The upper boundary of the troposphere is known as the tropopause. The temperature here is about -71 degrees Fahrenheit (-57 degrees Celsius).

Above it is the stratosphere, which reaches up to about 31 miles (50 kilometers) above the surface of the Earth.  The troposphere contains the ozone layer. The ozone layer absorbs ultraviolet radiation and produces heat.  Because of this, in the troposphere, temperature increases as altitude increases. At the stratopause, the upper boundary of the stratosphere, the temperature is around 14 degrees Fahrenheit (-10 degrees Celsius).

The jet streams, strong winds that rotate around the Earth, are located in the upper part of the troposphere and the lower section of the stratosphere.

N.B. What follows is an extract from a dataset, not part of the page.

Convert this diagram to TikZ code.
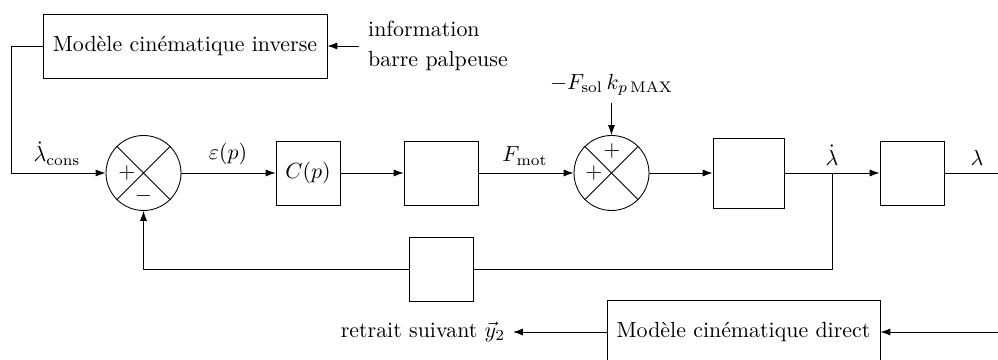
\documentclass[tikz,border=0pt]{standalone}
\usetikzlibrary{arrows.meta}
\newlength\pxu
\setlength\pxu{0.4566pt}
\begin{document}
\begin{tikzpicture}[x=0.4566pt,y=-0.4566pt,
  arr/.style={-{Latex[length=4.5pt,width=3.2pt]}},
  blk/.style={draw, inner sep=0pt, anchor=center},
  sumc/.style={draw, circle, minimum size=75\pxu, inner sep=0pt},
  lbl/.style={anchor=south},
  sgn/.style={inner sep=0pt}]
\useasboundingbox (0,0) rectangle (998,360);
\clip (0,0) rectangle (998,360);
% blocks
\node[blk, minimum width=284\pxu, minimum height=64\pxu] (mci) at (185,46) {Modèle cinématique inverse};
\node[anchor=west, align=left, inner sep=4pt] (info) at (359,46) {information\\[2pt]barre palpeuse};
\node[sumc] (s1) at (143.5,173) {};
\node[blk, minimum width=64\pxu, minimum height=64\pxu] (C) at (308,173) {$C(p)$};
\node[blk, minimum width=74\pxu, minimum height=64\pxu] (B2) at (441,173) {};
\node[sumc] (s2) at (611.5,173) {};
\node[blk, minimum width=71\pxu, minimum height=70\pxu] (B3) at (748.5,173) {};
\node[blk, minimum width=64\pxu, minimum height=64\pxu] (B4) at (912,173) {};
\node[blk, minimum width=64\pxu, minimum height=64\pxu] (FB) at (441,269) {};
\node[blk, minimum width=273\pxu, minimum height=64\pxu] (MCD) at (743.5,332) {Modèle cinématique direct};
\node[anchor=east] (ret) at (513,332) {retrait suivant $\vec{y}_2$};
\node (fs) at (611.5,85) {$-F_{\mathrm{sol}}\,k_{p\,\mathrm{MAX}}$};
% crosses in summing junctions
\draw (s1.north west) -- (s1.south east) (s1.north east) -- (s1.south west);
\draw (s2.north west) -- (s2.south east) (s2.north east) -- (s2.south west);
\node[sgn] (s1p) at (127,173) {$+$};
\node[sgn] (s1m) at (143.5,196) {$-$};
\node[sgn] (s2p) at (612,151) {$+$};
\node[sgn] (s2q) at (594,173) {$+$};
% coordinates
\coordinate (cL) at (11,173);
\coordinate (br) at (832,173);
\coordinate (out) at (998,173);
\coordinate (inR) at (998,332);
% connectors
\draw[arr] (info.west) -- (mci.east);
\draw[arr] (mci.west) -| (cL) -- (s1.west);
\draw[arr] (s1.east) -- (C.west);
\draw[arr] (C.east) -- (B2.west);
\draw[arr] (B2.east) -- (s2.west);
\draw[arr] (fs.south) -- (s2.north);
\draw[arr] (s2.east) -- (B3.west);
\draw[arr] (B3.east) -- (B4.west);
\draw (B4.east) -- (out);
\draw (br) |- (FB.east);
\draw[arr] (FB.west) -| (s1.south);
\draw[arr] (inR) -- (MCD.east);
\draw[arr] (MCD.west) -- (ret.east);
% labels
\node[lbl] (l1) at (57,173) {$\dot{\lambda}_{\mathrm{cons}}$};
\node[lbl] (l2) at (228,173) {$\varepsilon(p)$};
\node[lbl] (l3) at (525,173) {$F_{\mathrm{mot}}$};
\node[lbl] (l4) at (832,173) {$\dot{\lambda}$};
\node[lbl] (l5) at (977,173) {$\lambda$};
\end{tikzpicture}
\end{document}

The jet streams move from west to east and are much more regular than winds closer to the Earth's surface.  When planning flights by air, the movement of jet streams is always taken into account, as flight times can be greatly decreased or increased, depending on whether the aircraft flies with or against a jet stream.

Jet streams have a strong influence on weather near the ground in temperate zones.

Aurora australis

Above the stratosphere is the ionosphere, which extends from about 30 to 300 miles (50 to 500 kilometers) above the Earth's surface.  The ionosphere is constantly blasted with ultraviolet radiation, solar X-rays and cosmic rays. All of this radiation changes the molecules of gas in the ionosphere into electrically charged particles. These particles are known as ions. When streams of charged particles from the sun ionize gases in the ionosphere, striking, colorful displays known as The Aurora Borealis and the Aurora Australis are created.  Also known as the Northern and Southern lights, the Auroras are usually seen only near the poles.

The lower region of the ionosphere, which extends to about 56 miles (90 kilometers) above the Earth's surface, is known as the mesosphere. The upper part of the ionosphere is the thermosphere.

In the mesosphere, gases become thinner and temperatures decrease with altitude.

Gases are even thinner in the thermosphere, and get less dense as height increases. However, temperature increases with height because a layer of molecules in the thermosphere absorbs solar ultraviolet and X-rays, generating heat. Temperatures at the top of the thermosphere can reach 3,600 degrees Fahrenheit (2,000 degrees Celsius).

Above the ionosphere is the exosphere. It reaches up to 6,2000 miles (10,000 kilometers) above the Earth.   This is the highest part of the Earth's atmosphere, and the boundary between Earth and outer space.  The exosphere is very thin and contains atoms of hydrogen, helium and oxygen.